Quantum Sims

Quantum Simulation theories explore whether the strange behavior of quantum mechanics could hint that reality operates like an advanced computational system. Instead of viewing quantum physics as purely mysterious, some thinkers suggest its unusual features may reflect the underlying mechanics of a deeply informational universe.

One popular comparison comes from modern video games. In many digital worlds, distant environments and unseen objects are not fully rendered until a player interacts with them. Some researchers and philosophers have wondered whether reality itself could function in a similar way — processing information only when observation or interaction occurs.

The Central Idea

Quantum mechanics behaves very differently from ordinary everyday physics. At microscopic scales, particles can exist in multiple possible states simultaneously, a phenomenon known as superposition. Only when measured or observed do these probabilities appear to collapse into definite outcomes.

This “observer effect” has inspired speculation that reality may behave less like a fixed physical structure and more like an information-processing system that updates dynamically through interaction.

Some simulation-oriented interpretations propose that quantum uncertainty could represent a kind of computational efficiency — where reality does not fully resolve every detail until necessary.

The Holographic Principle

Quantum simulation theories are often connected to the holographic principle, an idea first proposed by physicist Gerard ’t Hooft and later expanded by physicist Leonard Susskind.

The holographic principle suggests that all the information contained within a three-dimensional region of space may actually be encoded on a lower-dimensional boundary surface. In simple terms, the universe could behave somewhat like a hologram, where a higher-dimensional reality emerges from underlying informational patterns.

Although the holographic principle was developed within theoretical physics rather than simulation theory, some people view it as conceptually compatible with computational or information-based models of reality.

Information and Reality

Many modern approaches to quantum physics increasingly describe the universe in terms of information rather than traditional matter alone. Quantum information theory explores how information behaves at the smallest scales and how it may relate to the structure of space, time, and physical law.

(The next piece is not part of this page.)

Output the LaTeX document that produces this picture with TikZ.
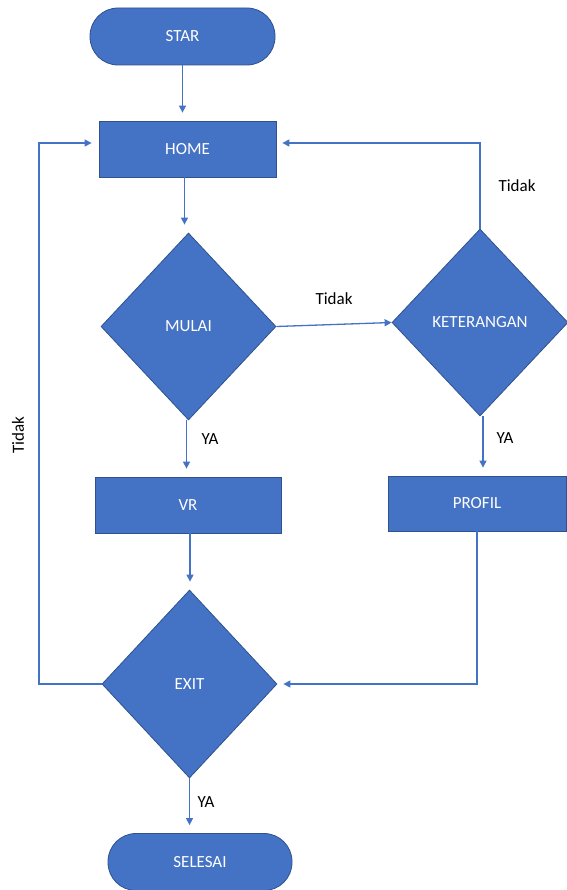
\documentclass[tikz,border=0pt]{standalone}
\usepackage{fontspec}
\setmainfont{Carlito}
\usetikzlibrary{shapes.geometric,arrows.meta}
\definecolor{birumuda}{HTML}{4472C4}
\definecolor{birutua}{HTML}{2F528F}
\tikzset{
	kotak/.style={draw=birutua, fill=birumuda, text=white, line width=0.8pt, font=\fontsize{17}{20}\selectfont},
	terminal/.style={kotak, rounded corners=28pt, minimum width=185pt, minimum height=57pt},
	proses/.style={kotak, minimum height=56pt},
	keputusan/.style={kotak, diamond, inner sep=0pt, minimum width=175pt, minimum height=187pt},
	panah/.style={draw=birumuda, line width=1.3pt, -{Triangle[width=7pt,length=7pt]}, shorten >=8pt},
	tulisan/.style={text=black, font=\fontsize{17}{20}\selectfont}
}

\begin{document}
\begin{tikzpicture}[x=1pt, y=-1pt]
		%%%%% START %%%%%
		\useasboundingbox (0, 0) rectangle (566, 890);
		
		\node[terminal] (star) at (182.5, 36.5) {STAR};
		\node[proses, minimum width=177pt] (home) at (187.5, 149) {HOME};
		\node[keputusan] (mulai) at (188.5, 326.5) {MULAI};
		\node[keputusan, minimum width=176pt] (ket) at (480, 322.5) {KETERANGAN};
		\node[proses, minimum width=186pt] (vr) at (188, 505) {VR};
		\node[proses, minimum width=178pt, minimum height=55pt] (profil) at (477, 503.5) {PROFIL};
		\node[keputusan, minimum height=188pt] (exit) at (189.5, 684) {EXIT};
		\node[terminal, minimum width=184pt] (selesai) at (200, 862) {SELESAI};
		
		% jalur utama
		\draw[panah] (star.south) -- (star.south |- home.north);
		\draw[panah] ([xshift=-3pt]home.south) -- ([xshift=-3pt]home.south |- mulai.north);
		\draw[panah] ([xshift=-2pt]mulai.south) -- ([xshift=-2pt]mulai.south |- vr.north);
		\draw[panah] ([xshift=2pt]vr.south) -- ([xshift=2pt]vr.south |- exit.north);
		\draw[panah] (exit.south) -- (exit.south |- selesai.north);
		
		% cabang kanan
		\draw[panah, shorten >=0pt] (mulai.east) -- (ket.west);
		\draw[panah, shorten >=6pt] (ket.north) |- ([yshift=6pt]home.east);
		\draw[panah] ([xshift=3pt]ket.south) -- ([xshift=3pt]ket.south |- profil.north);
		\draw[panah, shorten >=6pt] (profil.south) |- (exit.east);
		
		% kembali ke home
		\coordinate (kiri) at (39, 684);
		\draw[panah, shorten >=7pt] (exit.west) -- (kiri) |- ([yshift=6pt]home.west);
		
		\node[tulisan] (t1) at (334, 299) {Tidak};
		\node[tulisan] (t2) at (517, 186) {Tidak};
		\node[tulisan, rotate=90] (t3) at (18, 435) {Tidak};
		\node[tulisan] (y1) at (210, 439) {YA};
		\node[tulisan] (y2) at (505, 438) {YA};
		\node[tulisan] (y3) at (206, 802) {YA};
		
		%%%%% END %%%%%
	\end{tikzpicture}
\end{document}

In this context, reality can appear surprisingly computational. Physical laws behave like consistent rule systems, while particles and fields resemble evolving informational states.

Some theorists argue that this informational structure may point toward a universe fundamentally built from mathematical or computational principles rather than solid physical substance.

How Quantum Simulations Differ

Unlike ancestor simulation theories, quantum simulation models do not necessarily require advanced future civilizations running giant computers. Instead, the focus is on the universe itself behaving like a self-organizing computational system.

In these interpretations, quantum phenomena such as uncertainty, entanglement, and wave-function collapse may not be flaws or paradoxes, but natural features of how reality processes information.

This gives quantum simulation theories a stronger connection to mainstream physics, even though the broader simulation interpretation remains highly speculative.

Why the Theory Captures Attention

Quantum simulations bring cutting-edge physics directly into philosophical discussions about reality. They combine ideas from quantum mechanics, cosmology, information theory, and computation into a framework that feels both scientific and deeply mysterious.

As quantum computing technology advances and physicists continue investigating the foundations of space, time, and consciousness, questions about informational reality have become increasingly difficult to ignore.

Whether or not the universe is literally simulated, quantum simulation theories highlight just how strange and counterintuitive reality already appears at its deepest levels.

Together with ancestor simulations, nested realities, dream-based models, and mathematical universe theories, quantum approaches form another major branch of the broader simulation hypothesis conversation.